As for using the unsubscribe link, can't someone of Anderson's supposed sophistication distinguish between an email from a legitimate source versus an email from a spammer seeking to validate email addresses? Maybe he can't, but virtually everybody else can. When I get an email from the Barack Obama campaign and iit offers an unsubscribe option, I can distinguish that from an unsubscribe option dangled by a get-rich-quick spammer.

Posted by: Cynthia Brumfield at October 31, 2007 12:48 AM

If you're not sending him personalized correspondence or your got his name from a list (not through an opt-in option in which he actually indicated he was interested in your email) it's spam. It doesn't matter if that you're not hocking male enhancement pills. It's unwanted email. Just because it might be easy to subscribe doesn't mean he should have to. He didn't ask for the email and he should be under no obligation to cease its flow.

Besides, as someone who seems to fear spam should know, there's no guarantee that a spammer will use an unsubscribe system that actually honors the request. Spammers have been rumored to use the unsubscribe links simply verify live email address and then spam them more. Unsubscribing is dangerous and shouldn't be used for spam.

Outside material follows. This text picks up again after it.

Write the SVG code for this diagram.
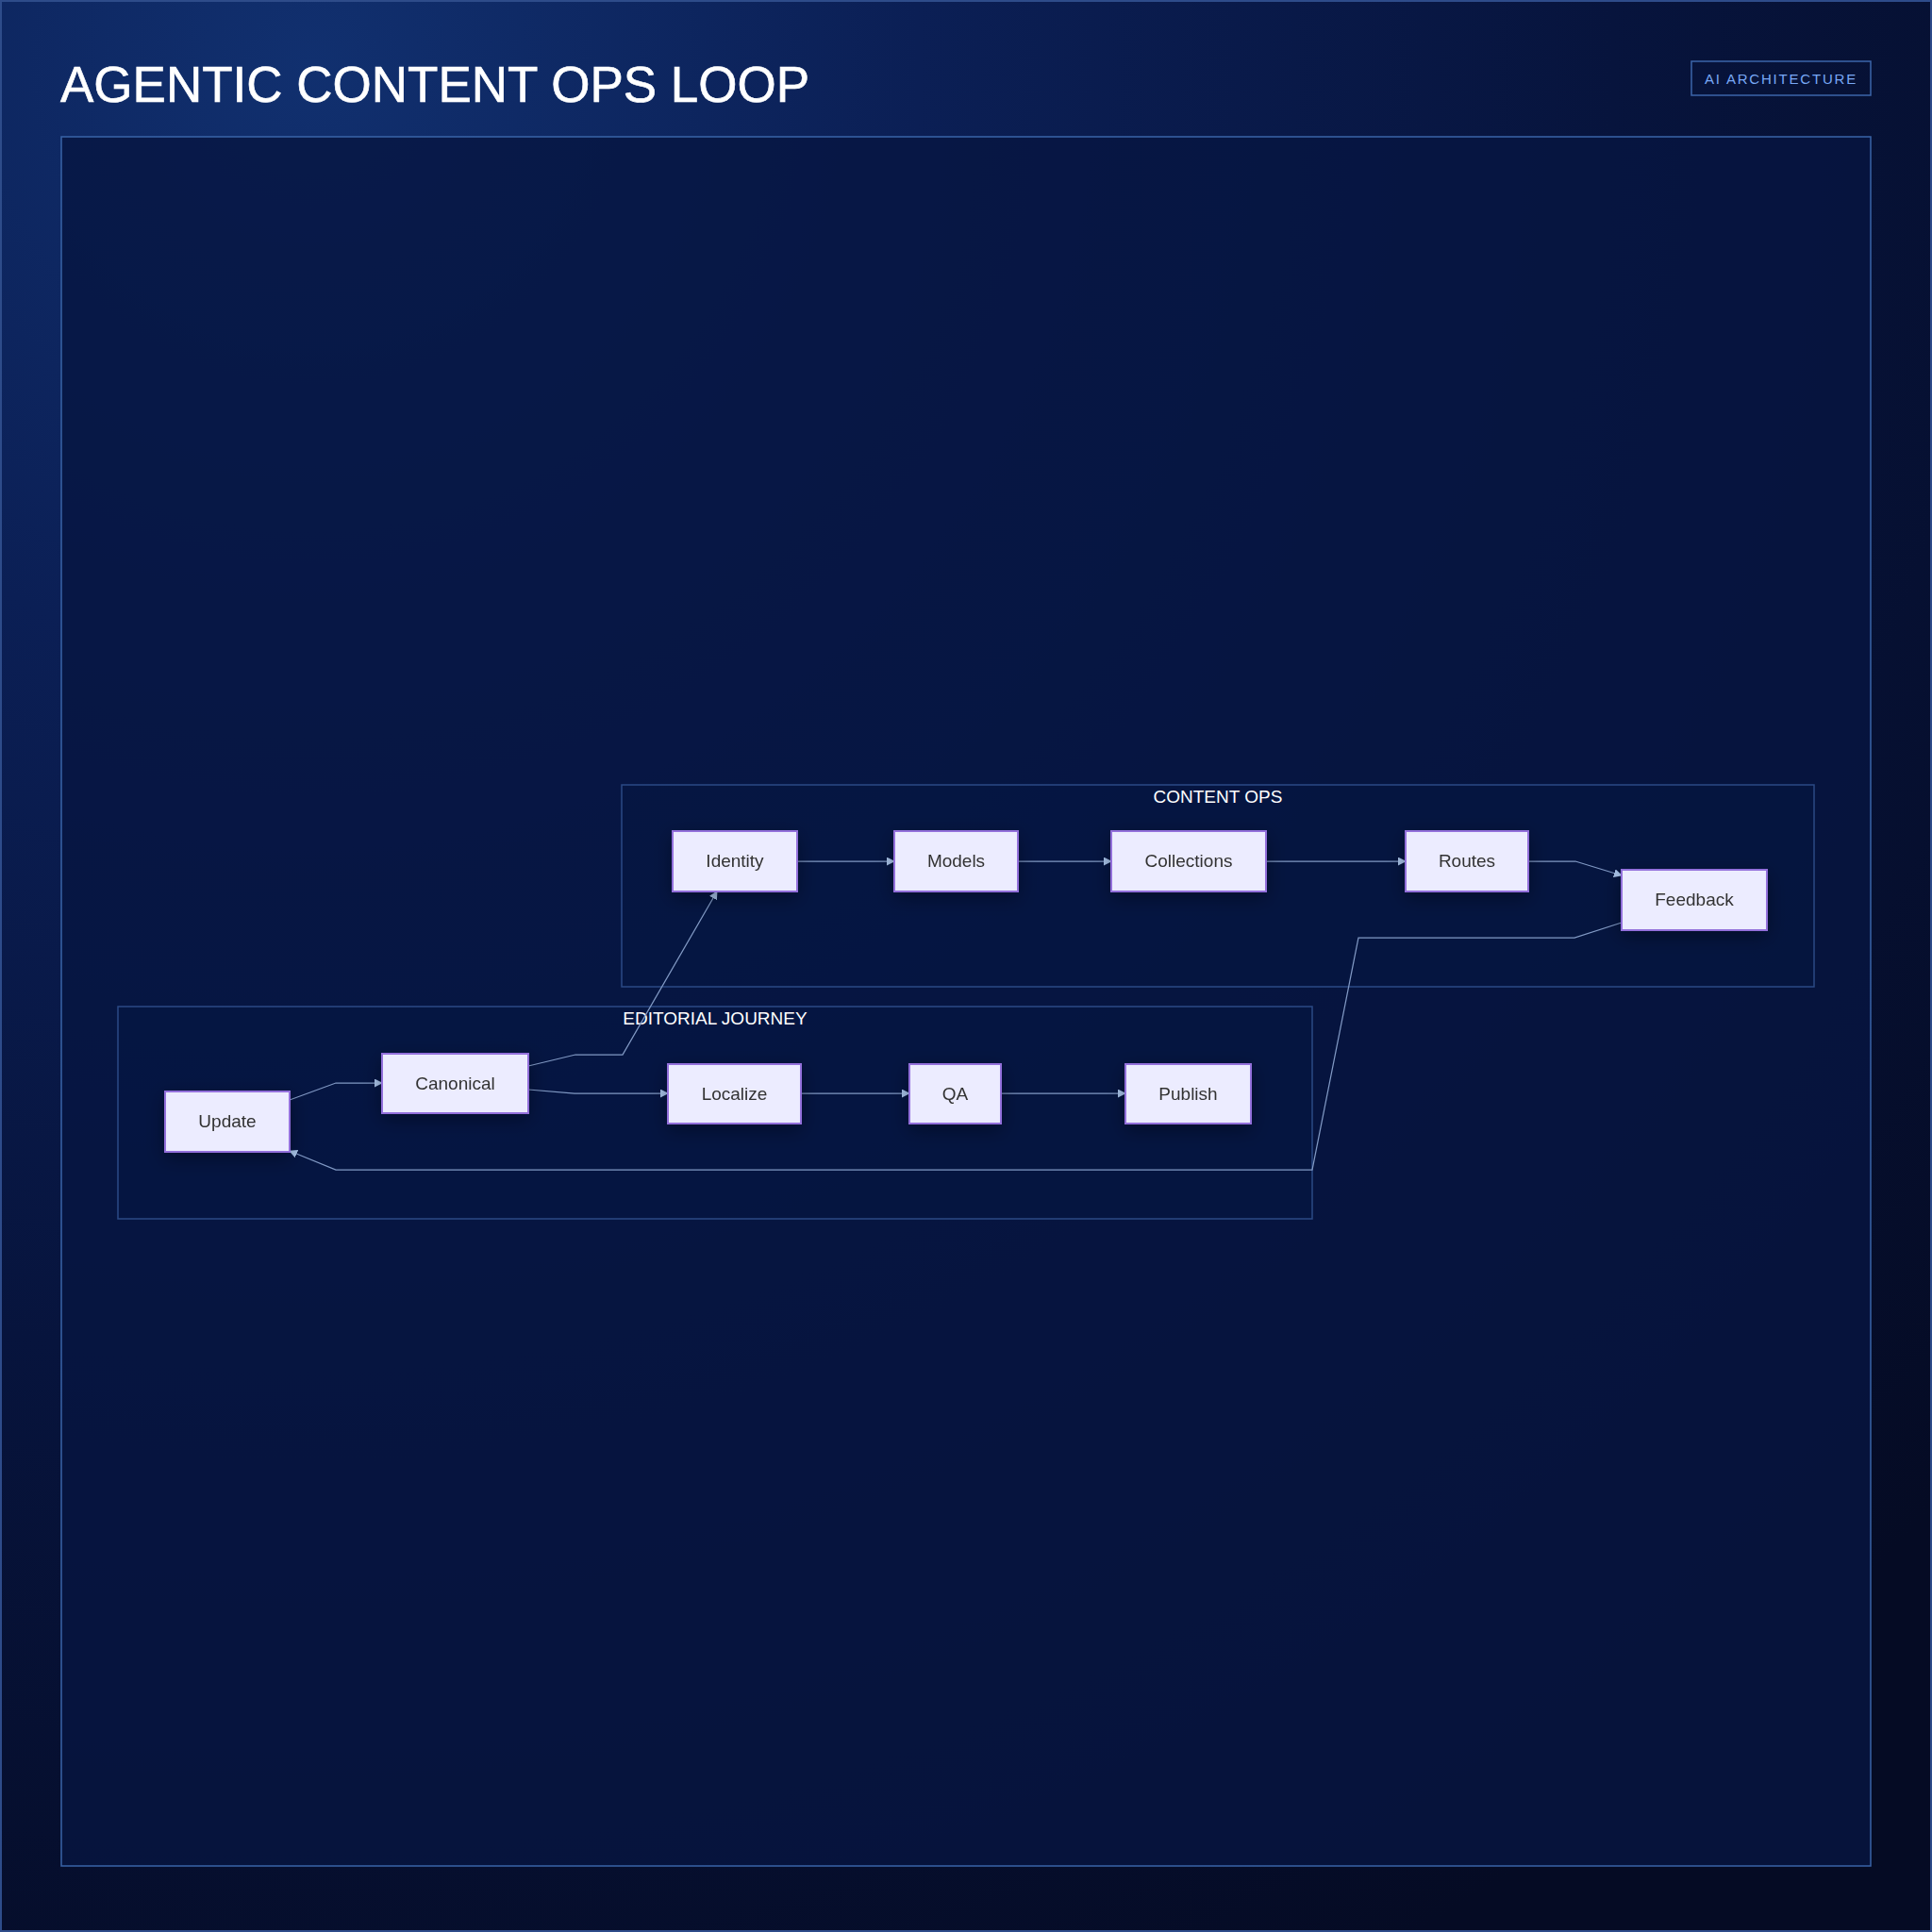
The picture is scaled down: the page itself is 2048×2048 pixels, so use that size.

If he ended up on your list without opting in, the fault does not lie with him and his public shaming is appropriate. The use of spam makes actual email correspondence much more difficult and is a blight on the internet.

Don't use lists.

Posted by: RD at October 30, 2007 11:36 PM

You sound very righteous, Cynthia, but your analogy is poor. Chris' job is not to mother incompetent PR people, and it doesn't appear that his primary intention is to have them spammed, but to alert them of their presence on the list. (Though if someone sends unsolicited emails, I'd imagine they are familiar with spam.)

Also, you may want to read his blog post more carefully before posting with such passion. His email is NOT editor@wired.com as you stated; he makes it clear that editor@... is in fact the correct address for press releases. It is his personal address (canderson@...)that he is monitoring.

Take another look: http://www.longtail.com/the_long_tail/2007/10/sorry-pr-people.html

Posted by: Vanessa at October 30, 2007 8:29 PM

Chris Anderson's post is slightly ambiguous, but I think he was saying that he was blocking mail to his direct email address: canderson@wiredmag.com.

He says "I am an actual person, not a team assigned to read press releases ... (that's editor@wired.com)." I take that to mean editor@wired.com is a team for handling PR email. No?

Either way, it would be interesting to hear more from your side of the story. You said that his address was on your list. Which email address? What list? Most importantly, how did his email get onto your list? Was it a confirmed-opt-in subscription?

Posted by: Chuck at October 30, 2007 7:05 PM

Right, but why were you sending him spam? Where did you get his address from?

If you're ok with sending spam, you should be, at least to some degree, ok with receiving spam. If you don't think spam is problematic, then the "punishment" here should be minimal, right?